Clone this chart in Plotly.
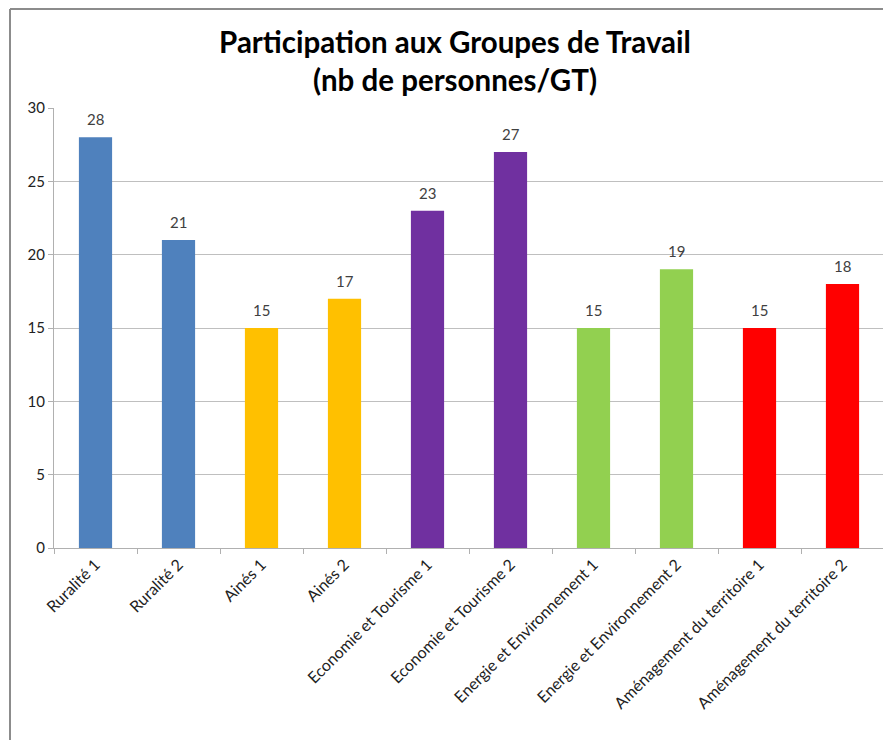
import plotly.graph_objects as go

categories = ["Ruralité 1", "Ruralité 2", "Ainés 1", "Ainés 2",
              "Economie et Tourisme 1", "Economie et Tourisme 2",
              "Energie et Environnement 1", "Energie et Environnement 2",
              "Aménagement du territoire 1", "Aménagement du territoire 2"]
values = [28, 21, 15, 17, 23, 27, 15, 19, 15, 18]
colors = ["#4F81BD", "#4F81BD", "#FFC000", "#FFC000", "#7030A0", "#7030A0",
          "#92D050", "#92D050", "#FF0000", "#FF0000"]

FONT = "Lato, Open Sans, sans-serif"

fig = go.Figure(go.Bar(
    x=categories, y=values, marker=dict(color=colors, line=dict(width=0)),
    width=0.4,
))

for c, v in zip(categories, values):
    fig.add_annotation(x=c, y=v, text=str(v), showarrow=False, yanchor="bottom",
                       yshift=7, font=dict(size=15, color="#404040", family=FONT))

W, H = 891, 740
OFF = 8  # page body offset
L, R, T, B = 54 - OFF, W - (884 - OFF), 108 - OFF, H - (548 - OFF)
pw, ph = W - L - R, H - T - B

def px(x):
    return (x - OFF - L) / pw

def py(y):
    return (H - B - (y - OFF)) / ph

fig.update_layout(
    width=W, height=H,
    margin=dict(l=L, r=R, t=T, b=B, autoexpand=False),
    paper_bgcolor="white", plot_bgcolor="white",
    showlegend=False,
    title=dict(text="<b>Participation aux Groupes de Travail<br>(nb de personnes/GT)</b>",
               x=(455 - OFF) / W, xanchor="center", y=1 - 45 / H, yanchor="middle",
               font=dict(size=29.5, family=FONT, color="black")),
    xaxis=dict(tickangle=-45, tickfont=dict(size=16, family=FONT, color="#222222"),
               showline=True, linecolor="#b0b0b0", linewidth=1,
               ticks="outside", tickson="boundaries", ticklen=5, tickcolor="#b0b0b0",
               showgrid=False),
    yaxis=dict(range=[0, 30], dtick=5, tickfont=dict(size=15, family=FONT, color="#222222"),
               showgrid=True, gridcolor="#bfbfbf", gridwidth=1,
               showline=True, linecolor="#b0b0b0", linewidth=1,
               ticks="outside", ticklen=5, tickcolor="#b0b0b0", zeroline=False),
    shapes=[
        dict(type="rect", xref="paper", yref="paper", x0=px(0), x1=px(W + 20), y0=py(0), y1=py(8),
             fillcolor="#e6e6e6", line=dict(width=0), layer="below"),
        dict(type="line", xref="paper", yref="paper", x0=px(10), x1=px(W + 20), y0=py(9), y1=py(9),
             line=dict(color="#8c8c8c", width=2)),
        dict(type="line", xref="paper", yref="paper", x0=px(10), x1=px(10), y0=py(9), y1=py(H + 20),
             line=dict(color="#8c8c8c", width=2)),
    ],
)

fig.write_html("out.html")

#####

§ EXERCISE DESCRIPTION:
Repeat, word for word and with no pictures, only the lines running from the beginning of the data to the line that contains "import plotly.graph_objects as go".

§ THE RESPONSE:
Clone this chart in Plotly.
import plotly.graph_objects as go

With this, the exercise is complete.